→ Record set
----

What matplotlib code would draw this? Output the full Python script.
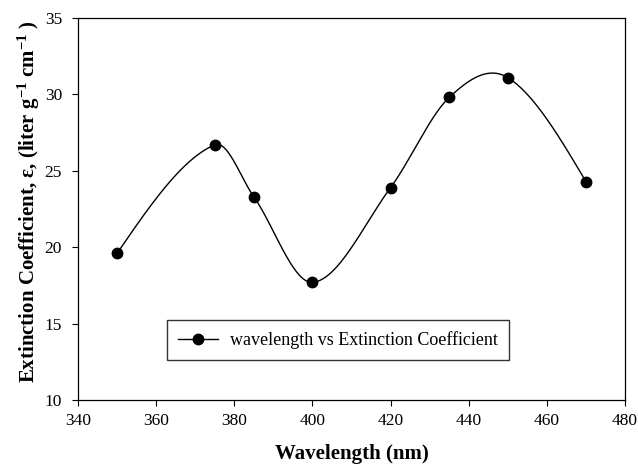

----

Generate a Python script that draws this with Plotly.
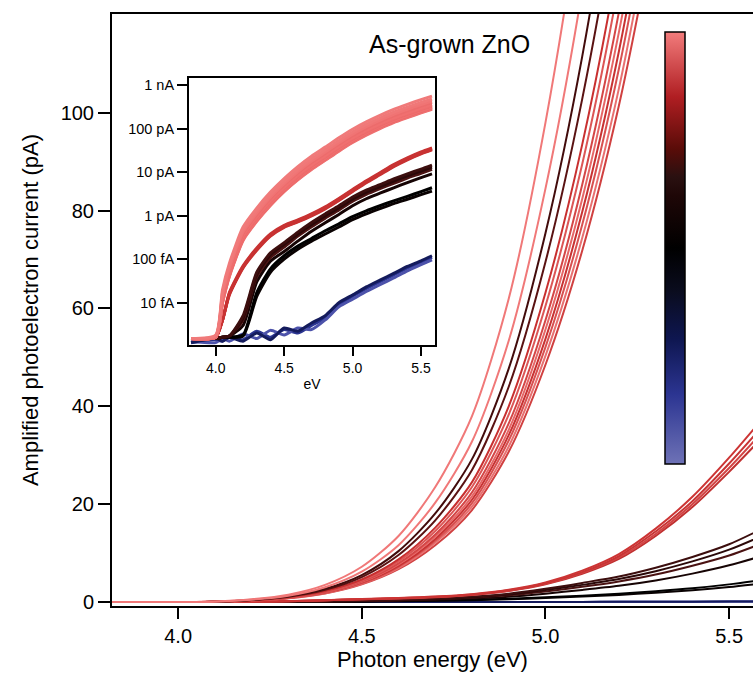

----

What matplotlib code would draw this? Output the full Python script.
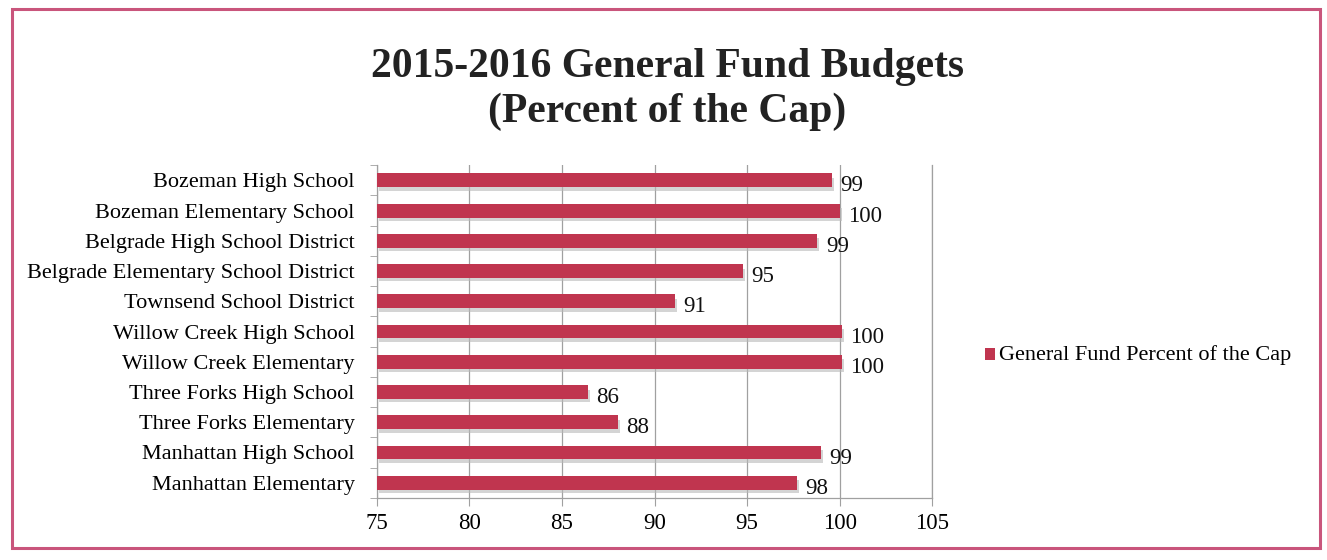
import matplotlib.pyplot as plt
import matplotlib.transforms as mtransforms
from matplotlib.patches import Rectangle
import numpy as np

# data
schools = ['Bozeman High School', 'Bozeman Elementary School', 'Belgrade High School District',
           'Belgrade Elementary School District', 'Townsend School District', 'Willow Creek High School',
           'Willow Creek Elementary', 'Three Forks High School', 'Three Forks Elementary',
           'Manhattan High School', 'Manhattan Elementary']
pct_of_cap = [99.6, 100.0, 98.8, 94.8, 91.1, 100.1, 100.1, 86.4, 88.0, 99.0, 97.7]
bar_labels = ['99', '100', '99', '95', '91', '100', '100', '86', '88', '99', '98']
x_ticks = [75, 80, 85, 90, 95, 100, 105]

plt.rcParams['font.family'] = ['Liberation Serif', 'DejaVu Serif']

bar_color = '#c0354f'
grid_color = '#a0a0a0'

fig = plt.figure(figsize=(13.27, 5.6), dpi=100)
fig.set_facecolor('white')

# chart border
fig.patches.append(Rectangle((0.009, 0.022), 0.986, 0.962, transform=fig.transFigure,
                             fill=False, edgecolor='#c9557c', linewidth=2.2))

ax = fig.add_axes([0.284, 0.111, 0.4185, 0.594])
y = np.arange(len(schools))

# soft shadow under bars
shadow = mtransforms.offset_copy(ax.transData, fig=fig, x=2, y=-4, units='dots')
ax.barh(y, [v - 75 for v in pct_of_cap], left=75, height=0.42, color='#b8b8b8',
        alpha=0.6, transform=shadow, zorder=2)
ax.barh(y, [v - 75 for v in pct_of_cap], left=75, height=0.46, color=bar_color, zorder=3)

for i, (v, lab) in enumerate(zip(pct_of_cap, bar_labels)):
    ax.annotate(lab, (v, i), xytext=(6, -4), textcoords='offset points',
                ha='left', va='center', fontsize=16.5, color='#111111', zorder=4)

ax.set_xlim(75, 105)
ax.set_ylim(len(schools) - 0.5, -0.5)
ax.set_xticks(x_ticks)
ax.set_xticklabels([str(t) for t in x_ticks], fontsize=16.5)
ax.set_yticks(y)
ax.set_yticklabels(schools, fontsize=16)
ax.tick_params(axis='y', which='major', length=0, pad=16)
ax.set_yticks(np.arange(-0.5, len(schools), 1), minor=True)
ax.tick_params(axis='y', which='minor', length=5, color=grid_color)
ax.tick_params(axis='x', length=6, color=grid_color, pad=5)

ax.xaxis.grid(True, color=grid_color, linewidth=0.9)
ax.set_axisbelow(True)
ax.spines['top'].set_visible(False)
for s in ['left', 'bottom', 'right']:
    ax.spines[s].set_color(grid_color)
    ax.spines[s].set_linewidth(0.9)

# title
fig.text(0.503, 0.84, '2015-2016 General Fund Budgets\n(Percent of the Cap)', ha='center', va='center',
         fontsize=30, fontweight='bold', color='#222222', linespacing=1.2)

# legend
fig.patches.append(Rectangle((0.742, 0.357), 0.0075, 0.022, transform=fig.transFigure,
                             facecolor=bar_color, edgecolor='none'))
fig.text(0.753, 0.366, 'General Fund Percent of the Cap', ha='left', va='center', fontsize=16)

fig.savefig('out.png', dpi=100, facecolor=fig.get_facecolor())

----

→ Exercise brief
Gather up the lines containing the word "matplotlib" from these records and copy them.

→ Finished task
What matplotlib code would draw this? Output the full Python script.
What matplotlib code would draw this? Output the full Python script.
import matplotlib.pyplot as plt
import matplotlib.transforms as mtransforms
from matplotlib.patches import Rectangle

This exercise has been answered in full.